**Data provided**:
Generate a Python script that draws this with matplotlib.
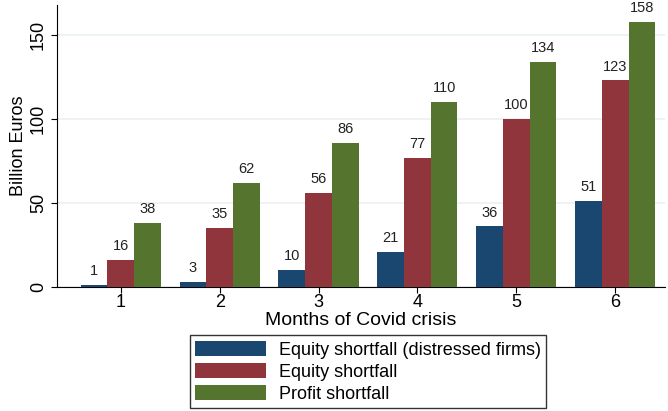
import numpy as np
import matplotlib.pyplot as plt

plt.rcParams['font.family'] = ['Liberation Sans', 'DejaVu Sans']

months = [1, 2, 3, 4, 5, 6]
equity_distressed = [1, 3, 10, 21, 36, 51]
equity = [16, 35, 56, 77, 100, 123]
profit = [38, 62, 86, 110, 134, 158]

series = [
    (equity_distressed, 'Equity shortfall (distressed firms)', '#1a476f'),
    (equity, 'Equity shortfall', '#90353b'),
    (profit, 'Profit shortfall', '#55752f'),
]

fig = plt.figure(figsize=(6.68, 4.11), dpi=100)
ax = fig.add_axes([0.086, 0.302, 0.909, 0.686])

x = np.arange(len(months)) + 1
w = 0.27
for i, (vals, label, color) in enumerate(series):
    pos = x + (i - 1) * w
    bars = ax.bar(pos, vals, width=w, color=color, label=label, zorder=3)
    ax.bar_label(bars, labels=[str(v) for v in vals], padding=5, fontsize=10.5, color='#222222')

ax.set_xlim(0.36, 6.5)
ax.set_ylim(0, 168)
ax.set_xticks(x)
ax.set_xticklabels([str(m) for m in months], fontsize=13)
ax.set_yticks([0, 50, 100, 150])
ax.set_yticklabels(['0', '50', '100', '150'], fontsize=13, rotation=90, va='center')
ax.grid(axis='y', color='#eaf0f2', linewidth=1.2, zorder=0)
ax.spines['top'].set_visible(False)
ax.spines['right'].set_visible(False)
ax.tick_params(length=4, color='black')
ax.tick_params(axis='x', pad=1)
ax.set_xlabel('Months of Covid crisis', fontsize=14, labelpad=1)
ax.set_ylabel('Billion Euros', fontsize=13, labelpad=2)

leg = fig.legend(loc='upper center', bbox_to_anchor=(0.551, 0.184), ncol=1, fontsize=13,
                 frameon=True, fancybox=False, edgecolor='black', handlelength=3.9,
                 handleheight=0.9, handletextpad=0.75, labelspacing=0.24, borderpad=0.3,
                 borderaxespad=0)
leg.get_frame().set_linewidth(1.0)

plt.savefig('out.png', dpi=100)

**Exercise**: Every line from the top of the material above through the line with "ax.bar_label(bars, labels=[str(v) for" should be duplicated exactly, please; leave out the pictures.

**Reply to the exercise**:
Generate a Python script that draws this with matplotlib.
import numpy as np
import matplotlib.pyplot as plt

plt.rcParams['font.family'] = ['Liberation Sans', 'DejaVu Sans']

months = [1, 2, 3, 4, 5, 6]
equity_distressed = [1, 3, 10, 21, 36, 51]
equity = [16, 35, 56, 77, 100, 123]
profit = [38, 62, 86, 110, 134, 158]

series = [
    (equity_distressed, 'Equity shortfall (distressed firms)', '#1a476f'),
    (equity, 'Equity shortfall', '#90353b'),
    (profit, 'Profit shortfall', '#55752f'),
]

fig = plt.figure(figsize=(6.68, 4.11), dpi=100)
ax = fig.add_axes([0.086, 0.302, 0.909, 0.686])

x = np.arange(len(months)) + 1
w = 0.27
for i, (vals, label, color) in enumerate(series):
    pos = x + (i - 1) * w
    bars = ax.bar(pos, vals, width=w, color=color, label=label, zorder=3)
    ax.bar_label(bars, labels=[str(v) for v in vals], padding=5, fontsize=10.5, color='#222222')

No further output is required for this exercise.